*YOUR GOAL:*
Exactly the lines from the one containing "What Bokeh code" through the one containing "from bokeh.resources import INLINE" are to be returned, please, without any pictures.

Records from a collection

▽

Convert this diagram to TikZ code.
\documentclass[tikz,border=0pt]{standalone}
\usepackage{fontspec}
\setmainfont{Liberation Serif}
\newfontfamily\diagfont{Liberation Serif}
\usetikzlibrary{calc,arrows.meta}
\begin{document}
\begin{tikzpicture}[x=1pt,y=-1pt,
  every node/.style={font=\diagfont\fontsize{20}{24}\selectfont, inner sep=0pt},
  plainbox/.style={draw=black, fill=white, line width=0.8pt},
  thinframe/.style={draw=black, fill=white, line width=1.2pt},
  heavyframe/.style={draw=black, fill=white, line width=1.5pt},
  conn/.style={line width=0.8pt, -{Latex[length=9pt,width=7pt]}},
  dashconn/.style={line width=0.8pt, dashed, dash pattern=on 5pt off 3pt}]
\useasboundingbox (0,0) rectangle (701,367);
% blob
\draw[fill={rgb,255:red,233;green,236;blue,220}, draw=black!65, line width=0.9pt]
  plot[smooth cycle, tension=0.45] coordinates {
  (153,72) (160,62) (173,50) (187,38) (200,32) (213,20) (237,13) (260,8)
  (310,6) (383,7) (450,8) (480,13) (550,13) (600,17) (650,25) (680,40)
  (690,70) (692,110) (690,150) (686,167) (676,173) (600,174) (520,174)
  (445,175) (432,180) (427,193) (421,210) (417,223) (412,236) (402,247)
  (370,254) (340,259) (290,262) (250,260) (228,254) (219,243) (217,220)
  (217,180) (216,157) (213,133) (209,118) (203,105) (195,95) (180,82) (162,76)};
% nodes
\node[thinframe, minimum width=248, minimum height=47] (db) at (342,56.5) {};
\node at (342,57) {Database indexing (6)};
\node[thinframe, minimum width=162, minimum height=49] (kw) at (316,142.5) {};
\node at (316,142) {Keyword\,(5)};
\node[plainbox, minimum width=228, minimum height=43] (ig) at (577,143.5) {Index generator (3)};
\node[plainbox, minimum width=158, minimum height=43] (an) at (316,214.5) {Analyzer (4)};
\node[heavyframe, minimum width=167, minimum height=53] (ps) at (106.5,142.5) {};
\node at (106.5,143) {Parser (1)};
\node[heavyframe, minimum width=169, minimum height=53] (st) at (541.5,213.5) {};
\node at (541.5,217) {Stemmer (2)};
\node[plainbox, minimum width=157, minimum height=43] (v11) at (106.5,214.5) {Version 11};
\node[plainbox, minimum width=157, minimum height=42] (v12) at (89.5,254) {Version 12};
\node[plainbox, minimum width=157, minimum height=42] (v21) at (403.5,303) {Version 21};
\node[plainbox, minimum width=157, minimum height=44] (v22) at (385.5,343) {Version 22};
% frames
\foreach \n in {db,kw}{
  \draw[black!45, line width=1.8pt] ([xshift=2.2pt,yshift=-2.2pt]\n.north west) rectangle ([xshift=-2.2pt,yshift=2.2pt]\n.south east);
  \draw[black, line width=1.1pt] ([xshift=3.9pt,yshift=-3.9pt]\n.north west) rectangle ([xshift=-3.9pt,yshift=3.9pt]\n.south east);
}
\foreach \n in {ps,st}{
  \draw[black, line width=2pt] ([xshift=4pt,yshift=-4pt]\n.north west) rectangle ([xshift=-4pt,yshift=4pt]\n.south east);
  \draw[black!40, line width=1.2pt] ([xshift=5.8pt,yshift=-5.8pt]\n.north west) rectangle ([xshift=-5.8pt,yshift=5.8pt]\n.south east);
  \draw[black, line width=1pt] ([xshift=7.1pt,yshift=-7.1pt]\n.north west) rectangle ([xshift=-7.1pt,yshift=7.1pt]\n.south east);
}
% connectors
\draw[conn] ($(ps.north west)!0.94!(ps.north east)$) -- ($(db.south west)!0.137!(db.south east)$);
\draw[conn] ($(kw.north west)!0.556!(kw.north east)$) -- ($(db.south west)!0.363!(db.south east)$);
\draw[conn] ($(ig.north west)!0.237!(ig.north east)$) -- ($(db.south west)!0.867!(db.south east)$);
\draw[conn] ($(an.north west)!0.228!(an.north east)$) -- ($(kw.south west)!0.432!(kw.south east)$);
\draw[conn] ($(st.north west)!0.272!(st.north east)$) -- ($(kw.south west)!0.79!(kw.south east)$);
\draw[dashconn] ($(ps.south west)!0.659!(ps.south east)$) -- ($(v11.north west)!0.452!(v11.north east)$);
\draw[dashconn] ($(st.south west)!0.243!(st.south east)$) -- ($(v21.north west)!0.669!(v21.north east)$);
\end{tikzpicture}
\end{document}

△
▽

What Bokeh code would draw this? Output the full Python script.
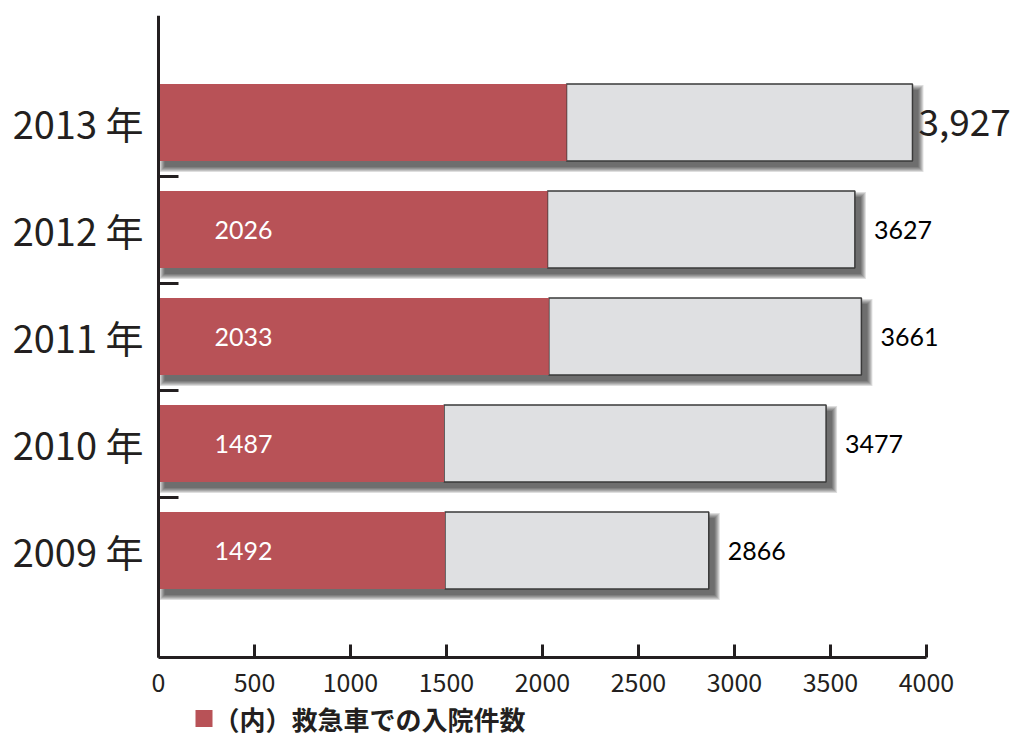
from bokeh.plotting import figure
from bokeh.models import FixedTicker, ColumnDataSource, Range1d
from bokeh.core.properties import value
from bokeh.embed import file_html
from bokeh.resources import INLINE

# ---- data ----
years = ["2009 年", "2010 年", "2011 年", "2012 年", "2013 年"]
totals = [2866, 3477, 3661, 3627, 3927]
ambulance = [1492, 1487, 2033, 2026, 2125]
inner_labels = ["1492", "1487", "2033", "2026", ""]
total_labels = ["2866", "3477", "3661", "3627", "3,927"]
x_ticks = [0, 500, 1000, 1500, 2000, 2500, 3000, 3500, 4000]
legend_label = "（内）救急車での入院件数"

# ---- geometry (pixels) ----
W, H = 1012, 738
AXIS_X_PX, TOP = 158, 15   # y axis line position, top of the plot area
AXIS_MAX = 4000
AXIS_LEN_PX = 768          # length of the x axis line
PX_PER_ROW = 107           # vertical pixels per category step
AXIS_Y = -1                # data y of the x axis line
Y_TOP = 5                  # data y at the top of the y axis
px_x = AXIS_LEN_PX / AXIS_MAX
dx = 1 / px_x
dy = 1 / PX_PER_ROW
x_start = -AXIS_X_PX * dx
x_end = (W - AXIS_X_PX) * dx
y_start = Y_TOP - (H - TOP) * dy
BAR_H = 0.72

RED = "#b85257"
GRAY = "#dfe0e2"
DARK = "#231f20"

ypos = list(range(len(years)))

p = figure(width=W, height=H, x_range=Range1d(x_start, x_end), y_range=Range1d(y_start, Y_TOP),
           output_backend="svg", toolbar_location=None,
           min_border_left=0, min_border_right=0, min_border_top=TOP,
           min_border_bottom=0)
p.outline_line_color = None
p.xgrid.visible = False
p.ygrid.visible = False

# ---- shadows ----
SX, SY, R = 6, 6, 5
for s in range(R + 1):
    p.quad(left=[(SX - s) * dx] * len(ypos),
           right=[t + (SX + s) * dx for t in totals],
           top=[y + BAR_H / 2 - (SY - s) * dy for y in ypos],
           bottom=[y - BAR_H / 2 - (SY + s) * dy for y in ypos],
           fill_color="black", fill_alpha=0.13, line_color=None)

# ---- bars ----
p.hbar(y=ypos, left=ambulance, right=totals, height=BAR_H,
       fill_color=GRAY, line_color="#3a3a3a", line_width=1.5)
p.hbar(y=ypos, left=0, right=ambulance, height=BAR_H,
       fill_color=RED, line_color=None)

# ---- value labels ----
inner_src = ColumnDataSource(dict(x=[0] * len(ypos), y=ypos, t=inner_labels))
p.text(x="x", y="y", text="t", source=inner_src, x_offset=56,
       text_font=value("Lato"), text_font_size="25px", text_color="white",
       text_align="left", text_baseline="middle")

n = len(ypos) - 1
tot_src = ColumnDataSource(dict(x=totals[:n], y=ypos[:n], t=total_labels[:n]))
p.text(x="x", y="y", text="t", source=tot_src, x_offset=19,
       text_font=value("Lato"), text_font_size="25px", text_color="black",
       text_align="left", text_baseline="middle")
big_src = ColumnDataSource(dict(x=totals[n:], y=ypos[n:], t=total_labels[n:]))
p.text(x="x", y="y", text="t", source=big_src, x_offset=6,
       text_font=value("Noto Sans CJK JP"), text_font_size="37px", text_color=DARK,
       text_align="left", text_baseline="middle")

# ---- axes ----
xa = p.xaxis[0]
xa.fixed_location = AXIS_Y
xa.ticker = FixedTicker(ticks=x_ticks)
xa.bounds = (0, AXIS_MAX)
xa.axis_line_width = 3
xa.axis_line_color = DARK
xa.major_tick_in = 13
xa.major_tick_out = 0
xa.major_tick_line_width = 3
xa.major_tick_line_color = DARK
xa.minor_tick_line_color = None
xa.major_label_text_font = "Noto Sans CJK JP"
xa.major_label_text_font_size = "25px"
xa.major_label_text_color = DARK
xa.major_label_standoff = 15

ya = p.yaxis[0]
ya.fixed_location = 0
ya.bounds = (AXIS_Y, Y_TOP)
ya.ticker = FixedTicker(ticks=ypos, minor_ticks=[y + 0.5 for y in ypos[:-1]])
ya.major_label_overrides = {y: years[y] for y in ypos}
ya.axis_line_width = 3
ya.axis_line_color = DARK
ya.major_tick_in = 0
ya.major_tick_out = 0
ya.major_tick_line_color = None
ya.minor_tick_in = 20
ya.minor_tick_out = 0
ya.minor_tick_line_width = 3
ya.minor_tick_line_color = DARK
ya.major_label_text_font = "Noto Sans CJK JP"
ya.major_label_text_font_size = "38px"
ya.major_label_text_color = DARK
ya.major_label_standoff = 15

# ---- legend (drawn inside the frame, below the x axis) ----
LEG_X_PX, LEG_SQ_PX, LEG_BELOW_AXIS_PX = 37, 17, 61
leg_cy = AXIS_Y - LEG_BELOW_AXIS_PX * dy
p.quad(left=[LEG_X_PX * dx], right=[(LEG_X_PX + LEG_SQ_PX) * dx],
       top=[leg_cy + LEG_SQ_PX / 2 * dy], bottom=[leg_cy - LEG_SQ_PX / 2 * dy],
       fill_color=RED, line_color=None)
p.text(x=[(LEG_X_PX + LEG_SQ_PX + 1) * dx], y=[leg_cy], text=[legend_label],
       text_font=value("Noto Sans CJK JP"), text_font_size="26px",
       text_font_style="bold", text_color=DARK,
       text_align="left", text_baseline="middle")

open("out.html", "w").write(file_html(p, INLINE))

△
▽

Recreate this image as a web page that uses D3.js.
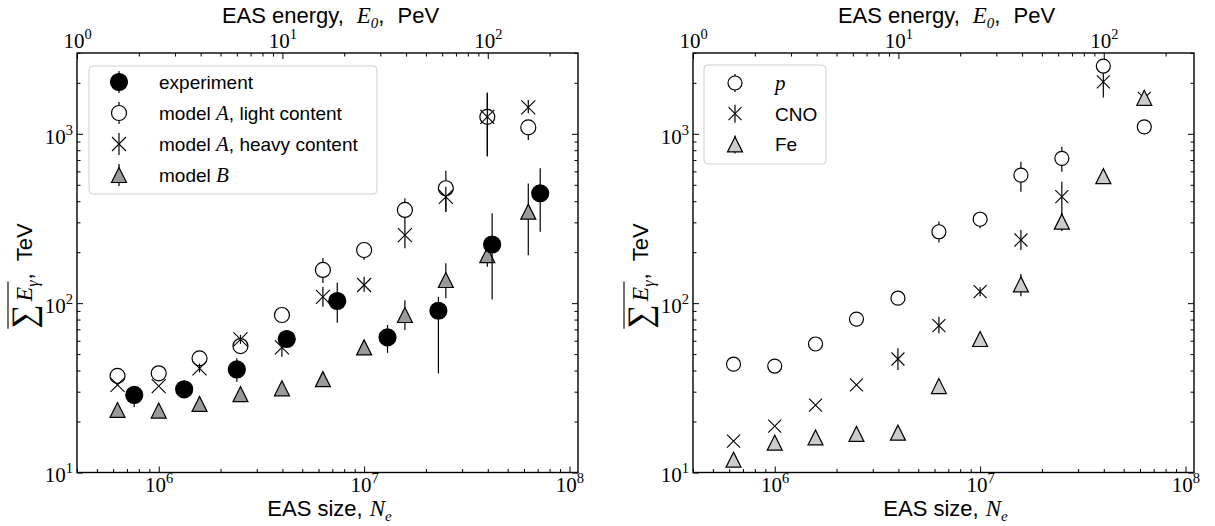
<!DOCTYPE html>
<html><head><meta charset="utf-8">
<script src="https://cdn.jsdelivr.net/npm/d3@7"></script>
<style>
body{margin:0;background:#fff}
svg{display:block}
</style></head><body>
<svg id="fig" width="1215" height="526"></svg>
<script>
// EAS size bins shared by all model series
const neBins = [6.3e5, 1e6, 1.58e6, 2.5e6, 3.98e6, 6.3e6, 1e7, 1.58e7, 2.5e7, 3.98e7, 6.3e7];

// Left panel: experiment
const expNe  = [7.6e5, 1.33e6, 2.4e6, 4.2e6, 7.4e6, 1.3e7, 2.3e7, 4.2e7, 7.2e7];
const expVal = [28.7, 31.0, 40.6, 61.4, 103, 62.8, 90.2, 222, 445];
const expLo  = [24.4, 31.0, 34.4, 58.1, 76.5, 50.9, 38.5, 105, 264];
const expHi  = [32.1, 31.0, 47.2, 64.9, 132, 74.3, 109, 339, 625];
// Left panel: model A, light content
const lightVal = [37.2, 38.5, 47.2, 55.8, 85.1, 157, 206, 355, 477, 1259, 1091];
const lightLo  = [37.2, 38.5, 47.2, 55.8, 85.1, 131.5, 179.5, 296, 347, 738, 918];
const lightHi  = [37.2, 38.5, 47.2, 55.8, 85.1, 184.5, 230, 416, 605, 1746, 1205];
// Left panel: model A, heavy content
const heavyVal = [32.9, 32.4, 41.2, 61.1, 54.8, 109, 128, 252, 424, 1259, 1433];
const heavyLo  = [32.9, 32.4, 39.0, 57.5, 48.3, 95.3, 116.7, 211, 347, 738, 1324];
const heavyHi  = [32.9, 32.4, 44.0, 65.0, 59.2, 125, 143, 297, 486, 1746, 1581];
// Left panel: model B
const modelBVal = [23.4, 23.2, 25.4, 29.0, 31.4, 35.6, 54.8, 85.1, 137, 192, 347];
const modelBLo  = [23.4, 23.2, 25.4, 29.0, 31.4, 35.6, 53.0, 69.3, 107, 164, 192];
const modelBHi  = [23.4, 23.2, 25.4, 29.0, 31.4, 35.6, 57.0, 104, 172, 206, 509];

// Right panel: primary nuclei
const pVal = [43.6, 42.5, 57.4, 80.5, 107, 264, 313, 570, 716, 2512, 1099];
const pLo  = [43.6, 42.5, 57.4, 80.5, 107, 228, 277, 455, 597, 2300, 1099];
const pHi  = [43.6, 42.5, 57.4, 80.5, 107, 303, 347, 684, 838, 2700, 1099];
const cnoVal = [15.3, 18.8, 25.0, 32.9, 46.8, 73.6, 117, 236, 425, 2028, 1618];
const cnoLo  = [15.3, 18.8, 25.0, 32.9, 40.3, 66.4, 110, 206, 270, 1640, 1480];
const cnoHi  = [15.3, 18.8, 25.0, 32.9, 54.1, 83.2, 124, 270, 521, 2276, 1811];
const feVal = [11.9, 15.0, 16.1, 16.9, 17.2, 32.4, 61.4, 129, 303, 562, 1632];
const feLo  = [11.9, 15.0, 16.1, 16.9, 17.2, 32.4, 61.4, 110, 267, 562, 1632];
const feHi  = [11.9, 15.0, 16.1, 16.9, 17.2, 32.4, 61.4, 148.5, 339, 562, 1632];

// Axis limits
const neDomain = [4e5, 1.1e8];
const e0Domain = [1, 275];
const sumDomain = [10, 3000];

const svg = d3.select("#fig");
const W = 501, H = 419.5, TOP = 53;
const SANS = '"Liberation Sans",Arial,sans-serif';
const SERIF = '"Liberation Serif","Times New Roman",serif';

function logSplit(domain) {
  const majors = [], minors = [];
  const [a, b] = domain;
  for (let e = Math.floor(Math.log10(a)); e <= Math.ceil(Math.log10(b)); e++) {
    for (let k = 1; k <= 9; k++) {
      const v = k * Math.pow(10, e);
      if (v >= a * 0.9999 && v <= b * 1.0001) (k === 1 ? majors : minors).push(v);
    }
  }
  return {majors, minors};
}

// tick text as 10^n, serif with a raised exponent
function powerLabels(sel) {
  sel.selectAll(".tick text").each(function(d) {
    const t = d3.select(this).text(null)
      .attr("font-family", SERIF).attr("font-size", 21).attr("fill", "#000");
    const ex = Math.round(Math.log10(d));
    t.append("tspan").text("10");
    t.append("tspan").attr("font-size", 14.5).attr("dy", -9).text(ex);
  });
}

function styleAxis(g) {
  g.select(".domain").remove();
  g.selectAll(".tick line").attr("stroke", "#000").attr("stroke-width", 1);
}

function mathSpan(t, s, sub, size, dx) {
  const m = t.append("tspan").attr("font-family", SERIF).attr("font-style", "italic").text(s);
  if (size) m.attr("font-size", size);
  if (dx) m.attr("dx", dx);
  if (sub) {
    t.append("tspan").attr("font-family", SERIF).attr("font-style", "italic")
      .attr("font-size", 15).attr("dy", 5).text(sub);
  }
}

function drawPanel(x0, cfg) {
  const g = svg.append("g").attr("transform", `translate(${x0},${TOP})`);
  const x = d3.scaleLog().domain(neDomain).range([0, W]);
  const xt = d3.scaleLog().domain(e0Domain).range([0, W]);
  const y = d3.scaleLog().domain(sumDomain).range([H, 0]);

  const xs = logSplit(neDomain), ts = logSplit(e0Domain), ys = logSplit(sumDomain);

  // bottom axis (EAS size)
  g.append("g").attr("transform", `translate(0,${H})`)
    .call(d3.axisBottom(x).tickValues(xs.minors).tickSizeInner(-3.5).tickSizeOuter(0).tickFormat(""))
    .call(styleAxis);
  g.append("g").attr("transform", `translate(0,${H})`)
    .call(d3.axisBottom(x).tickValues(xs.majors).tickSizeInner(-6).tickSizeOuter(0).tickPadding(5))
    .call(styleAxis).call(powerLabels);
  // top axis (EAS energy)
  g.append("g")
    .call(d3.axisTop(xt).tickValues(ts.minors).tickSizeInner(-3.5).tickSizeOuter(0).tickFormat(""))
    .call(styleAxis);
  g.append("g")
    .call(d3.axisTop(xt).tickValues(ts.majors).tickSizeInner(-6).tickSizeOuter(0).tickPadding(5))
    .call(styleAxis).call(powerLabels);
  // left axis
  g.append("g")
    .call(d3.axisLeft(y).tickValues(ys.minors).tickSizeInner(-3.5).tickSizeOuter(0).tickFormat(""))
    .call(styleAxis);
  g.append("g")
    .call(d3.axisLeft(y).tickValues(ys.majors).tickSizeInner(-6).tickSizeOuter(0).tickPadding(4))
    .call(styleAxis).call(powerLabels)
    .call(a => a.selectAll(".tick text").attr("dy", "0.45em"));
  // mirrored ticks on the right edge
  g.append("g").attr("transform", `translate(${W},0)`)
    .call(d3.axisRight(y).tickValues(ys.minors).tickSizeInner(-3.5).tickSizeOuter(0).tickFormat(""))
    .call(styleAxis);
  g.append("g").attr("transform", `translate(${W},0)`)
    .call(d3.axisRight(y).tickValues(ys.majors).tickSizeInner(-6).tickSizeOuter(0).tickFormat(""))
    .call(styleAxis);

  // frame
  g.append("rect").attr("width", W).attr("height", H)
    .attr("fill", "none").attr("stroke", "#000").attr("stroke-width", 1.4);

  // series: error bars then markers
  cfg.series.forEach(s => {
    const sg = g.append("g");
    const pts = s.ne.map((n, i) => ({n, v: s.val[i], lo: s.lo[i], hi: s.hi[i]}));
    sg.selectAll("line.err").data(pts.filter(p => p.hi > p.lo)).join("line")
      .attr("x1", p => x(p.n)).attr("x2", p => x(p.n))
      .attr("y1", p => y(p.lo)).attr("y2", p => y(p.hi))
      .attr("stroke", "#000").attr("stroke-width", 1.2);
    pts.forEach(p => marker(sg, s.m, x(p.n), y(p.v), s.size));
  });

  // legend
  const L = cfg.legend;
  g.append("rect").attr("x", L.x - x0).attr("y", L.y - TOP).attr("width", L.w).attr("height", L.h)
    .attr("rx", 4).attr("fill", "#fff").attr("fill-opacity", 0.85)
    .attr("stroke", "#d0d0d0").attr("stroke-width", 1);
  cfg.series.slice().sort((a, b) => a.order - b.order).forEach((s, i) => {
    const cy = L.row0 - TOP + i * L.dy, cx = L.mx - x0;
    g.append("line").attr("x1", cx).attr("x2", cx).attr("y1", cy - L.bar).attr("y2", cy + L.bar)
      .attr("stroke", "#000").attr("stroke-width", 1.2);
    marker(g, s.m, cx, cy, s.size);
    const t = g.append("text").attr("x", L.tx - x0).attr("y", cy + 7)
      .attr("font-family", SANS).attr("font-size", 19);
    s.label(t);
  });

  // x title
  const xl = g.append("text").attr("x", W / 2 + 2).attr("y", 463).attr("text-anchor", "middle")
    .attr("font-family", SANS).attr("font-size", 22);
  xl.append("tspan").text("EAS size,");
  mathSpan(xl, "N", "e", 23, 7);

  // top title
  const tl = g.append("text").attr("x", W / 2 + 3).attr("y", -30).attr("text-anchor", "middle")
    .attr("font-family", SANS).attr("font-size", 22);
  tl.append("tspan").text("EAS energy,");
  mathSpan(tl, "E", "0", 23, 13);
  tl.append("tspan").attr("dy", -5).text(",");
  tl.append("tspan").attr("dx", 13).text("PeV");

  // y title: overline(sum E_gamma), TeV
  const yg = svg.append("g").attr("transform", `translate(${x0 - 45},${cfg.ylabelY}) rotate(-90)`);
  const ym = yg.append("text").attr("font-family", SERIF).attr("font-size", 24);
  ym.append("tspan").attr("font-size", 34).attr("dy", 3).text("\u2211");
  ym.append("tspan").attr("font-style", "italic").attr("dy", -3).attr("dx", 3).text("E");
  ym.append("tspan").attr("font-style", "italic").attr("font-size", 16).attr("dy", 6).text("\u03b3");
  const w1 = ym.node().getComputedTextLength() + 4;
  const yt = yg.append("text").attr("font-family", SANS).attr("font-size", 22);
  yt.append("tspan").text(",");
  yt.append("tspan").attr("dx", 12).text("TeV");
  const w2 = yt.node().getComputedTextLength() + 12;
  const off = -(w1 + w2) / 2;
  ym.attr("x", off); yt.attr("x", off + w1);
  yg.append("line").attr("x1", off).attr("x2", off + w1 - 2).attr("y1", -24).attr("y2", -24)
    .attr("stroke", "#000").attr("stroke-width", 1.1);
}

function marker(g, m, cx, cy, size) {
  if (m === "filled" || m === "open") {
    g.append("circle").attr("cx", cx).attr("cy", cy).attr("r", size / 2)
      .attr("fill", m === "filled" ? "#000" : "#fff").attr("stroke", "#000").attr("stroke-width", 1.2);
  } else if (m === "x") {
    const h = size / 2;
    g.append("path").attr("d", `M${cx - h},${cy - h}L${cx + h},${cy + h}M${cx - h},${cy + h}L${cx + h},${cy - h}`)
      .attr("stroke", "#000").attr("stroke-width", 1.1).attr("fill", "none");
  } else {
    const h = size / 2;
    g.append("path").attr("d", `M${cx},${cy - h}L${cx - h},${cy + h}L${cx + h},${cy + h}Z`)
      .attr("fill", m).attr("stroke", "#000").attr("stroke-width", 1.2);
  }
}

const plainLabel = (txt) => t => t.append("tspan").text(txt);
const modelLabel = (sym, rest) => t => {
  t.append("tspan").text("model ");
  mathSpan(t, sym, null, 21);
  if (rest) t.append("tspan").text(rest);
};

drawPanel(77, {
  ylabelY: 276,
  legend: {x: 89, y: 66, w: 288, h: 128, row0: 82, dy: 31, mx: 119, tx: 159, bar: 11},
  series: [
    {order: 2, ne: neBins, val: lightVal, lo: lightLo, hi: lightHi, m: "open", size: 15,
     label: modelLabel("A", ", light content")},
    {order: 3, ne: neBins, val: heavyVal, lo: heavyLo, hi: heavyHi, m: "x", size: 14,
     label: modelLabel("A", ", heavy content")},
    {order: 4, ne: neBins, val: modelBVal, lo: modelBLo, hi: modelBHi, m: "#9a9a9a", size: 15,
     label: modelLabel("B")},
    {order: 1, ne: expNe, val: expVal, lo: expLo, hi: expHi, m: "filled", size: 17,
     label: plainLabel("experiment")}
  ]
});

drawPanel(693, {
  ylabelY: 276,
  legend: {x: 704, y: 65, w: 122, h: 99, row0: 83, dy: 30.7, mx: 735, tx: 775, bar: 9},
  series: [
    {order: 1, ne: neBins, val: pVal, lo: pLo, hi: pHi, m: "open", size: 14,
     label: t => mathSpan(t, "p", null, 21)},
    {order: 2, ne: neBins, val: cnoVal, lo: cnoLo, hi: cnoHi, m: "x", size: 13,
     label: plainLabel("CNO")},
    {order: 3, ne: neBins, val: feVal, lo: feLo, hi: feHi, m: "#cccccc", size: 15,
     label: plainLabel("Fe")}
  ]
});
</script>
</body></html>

△

*EXPECTED OUTPUT:*
What Bokeh code would draw this? Output the full Python script.
from bokeh.plotting import figure
from bokeh.models import FixedTicker, ColumnDataSource, Range1d
from bokeh.core.properties import value
from bokeh.embed import file_html
from bokeh.resources import INLINE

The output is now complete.